Holocaust survivors also condemned the constant comparison of measures taken to contain the coronavirus pandemic with the suffering of the Jewish people during the Holocaust.
In a report published on Thursday, the Combat Anti-Semitism Movement (CAM) documented the growing online trivialization of the Holocaust over the past two years, identifying over 60 million comments linking measures taken to fight the pandemic with Holocaust terminology.
Making light of the Holocaust is increasingly part of mainstream discourse, the CAM report said. "Often fuelled by politicians, protesters march through the streets of their cities wearing yellow Stars of David," it writes.
Politicians in Europe, the US and even Israel have compared Covid restrictions to Nazi crimes against the Jews, something that plays into the hands of Holocaust deniers, according to CAM chair Sacha Roytman Dratwa. He called on policymakers and internet giants to "take this alarming trend seriously."
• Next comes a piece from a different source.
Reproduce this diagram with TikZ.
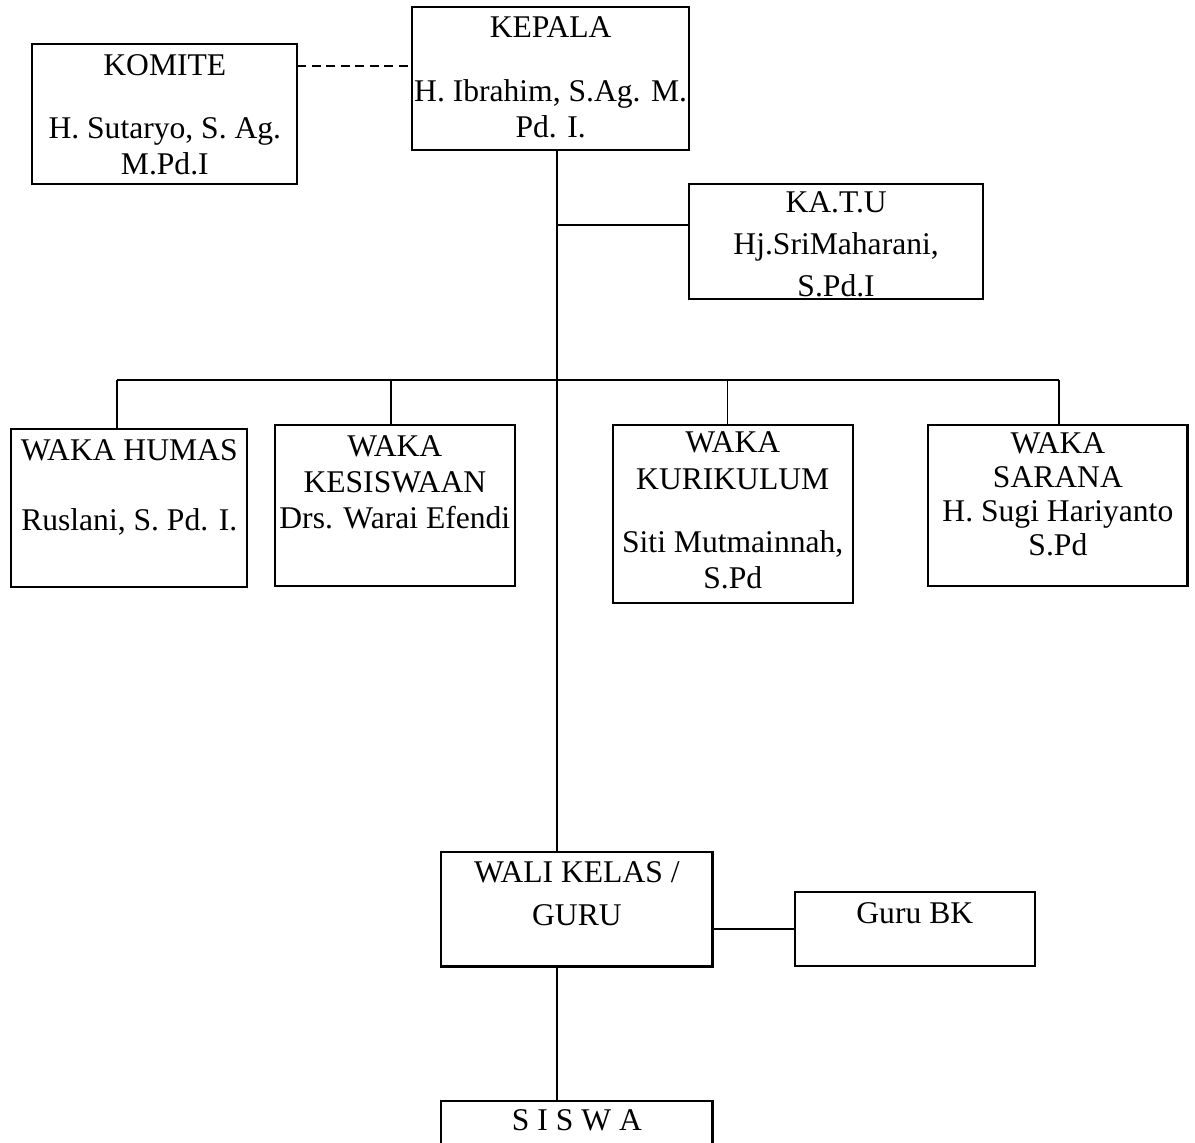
\documentclass[tikz,border=0pt]{standalone}
\usepackage{fontspec}
\setmainfont{Liberation Serif}

\begin{document}
\begin{tikzpicture}[
  every node/.style={align=center, font=\fontsize{12}{13.7}\selectfont},
  unit/.style={
    rectangle, draw=black, line width=0.8pt, inner sep=0pt, outer sep=0pt,
    anchor=north west
  },
  link/.style={draw=black, line width=0.7pt},
  dotlink/.style={link, dash pattern=on 3.4pt off 2.1pt},
]
\useasboundingbox (0,0) rectangle (15.95,-15.25);
\clip (0,0) rectangle (15.95,-15.25);

\node[unit, minimum width=3.54cm, text height=1.74cm, text depth=0.13cm] (komite)    at (0.43,-0.59)   {KOMITE\\[0.36cm]H. Sutaryo, S. Ag.\\M.Pd.I};
\node[unit, minimum width=3.70cm, text height=1.75cm, text depth=0.16cm] (kepala)    at (5.50,-0.09)   {KEPALA\\[0.37cm]H. Ibrahim, S.Ag. M.\\Pd. I.};
\node[unit, minimum width=3.92cm, text height=1.50cm, text depth=0.03cm] (katu)      at (9.20,-2.46)   {KA.T.U\\[0.08cm]Hj.SriMaharani,\\[0.08cm]S.Pd.I};
\node[unit, minimum width=3.15cm, text height=1.35cm, text depth=0.75cm] (humas)     at (0.15,-5.73)   {WAKA HUMAS\\[0.45cm]Ruslani, S. Pd. I.};
\node[unit, minimum width=3.20cm, text height=1.39cm, text depth=0.76cm] (kesiswaan) at (3.67,-5.67)   {WAKA\\KESISWAAN\\Drs. Warai Efendi};
\node[unit, minimum width=3.20cm, text height=2.19cm, text depth=0.19cm] (kurikulum) at (8.18,-5.67)   {WAKA\\KURIKULUM\\[0.37cm]Siti Mutmainnah,\\S.Pd};
\node[unit, minimum width=3.46cm, text height=1.74cm, text depth=0.41cm] (sarana)    at (12.39,-5.67)  {WAKA\\[-0.03cm]SARANA\\[-0.03cm]H. Sugi Hariyanto\\[-0.03cm]S.Pd};
\node[unit, minimum width=3.62cm, text height=0.98cm, text depth=0.55cm] (wali)      at (5.89,-11.37)  {WALI KELAS /\\[0.09cm]GURU};
\node[unit, minimum width=3.20cm, text height=0.41cm, text depth=0.57cm] (gurubk)    at (10.61,-11.91) {Guru BK};
\node[unit, minimum width=3.62cm, text height=0.40cm, text depth=0.93cm] (siswa)     at (5.89,-14.69)  {S I S W A};

\coordinate (spine) at (7.44,0);
\coordinate (dash) at (0,-0.88);
\coordinate (tuline) at (0,-3.00);
\coordinate (bus-humas) at (1.56,-5.07);
\coordinate (bus-kesiswaan) at (5.22,-5.07);
\coordinate (bus-kurikulum) at (9.71,-5.07);
\coordinate (bus-sarana) at (14.14,-5.07);

\draw[dotlink] (komite.east |- dash) -- (kepala.west |- dash);
\draw[link] (kepala.south -| spine) -- (wali.north -| spine);
\draw[link] (spine |- tuline) -- (katu.west |- tuline);
\draw[link] (bus-humas) -- (bus-sarana);
\foreach \n in {humas, kesiswaan, kurikulum, sarana}
  \draw[link] (bus-\n) -- (bus-\n |- \n.north);
\draw[link] (wali.east |- gurubk.west) -- (gurubk.west);
\draw[link] (wali.south -| spine) -- (siswa.north -| spine);
\end{tikzpicture}
\end{document}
"The trivialization of Nazi Germany's crimes against humanity fuels Holocaust deniers who seek to downplay Nazi transgressions and allowing it to flourish unchecked has created safe spaces for anti-Semitic conspiracies, outright Holocaust denial, and other extremist ideologies to spread," Roytman Dratwa said.
"These comparisons have opened a gateway for the revival of age-old anti-Semitic conspiracies including blaming Jews for the pandemic as purveyors of disease and accusing Jews of a vast conspiracy for global control through mandates."
Holocaust survivor Vera Grossman Kriegel, who was subject to cruel human experiments as a child by Nazi doctor Josef Mengele at Auschwitz, said she found comparisons between Mengele and vaccination advocates "deeply disturbing," adding: "Today we get injections to live, during the Holocaust we got them to die."
Dita Kraus, 93, another Holocaust survivor, expressed similar sentiments. "In the Holocaust, they wanted to exterminate the Jews. The 'Green Pass' exterminates Jews? That’s simply ridiculous. The comparison is so absurd, it is impossible to compare the Holocaust to anything. The Holocaust was unique, nothing is like the industrial-scale extermination of people in gas chambers. Nothing compares to this, and nothing ever will."
International March of the Living President Phyllis Heideman said, "Holocaust trivialization is a gateway to outright Holocaust denial, and we must act decisively against it. The fact that Holocaust survivors who are still with us must witness this is outrageous."
Posts on social media, news websites and various other forums in English, Spanish, French, Italian, Arabic and Hebrew were examined for the study. The vast majority of the comparisons, some 57 million, were written in English, with 2.6 million posts in Hebrew coming in a distant second.
The report was compiled as part of CAM's global campaign against Holocaust trivialization, in partnership with the International March of the Living, an organization that brings people from around the world to Poland and Israel to learn first hand about the Holocaust.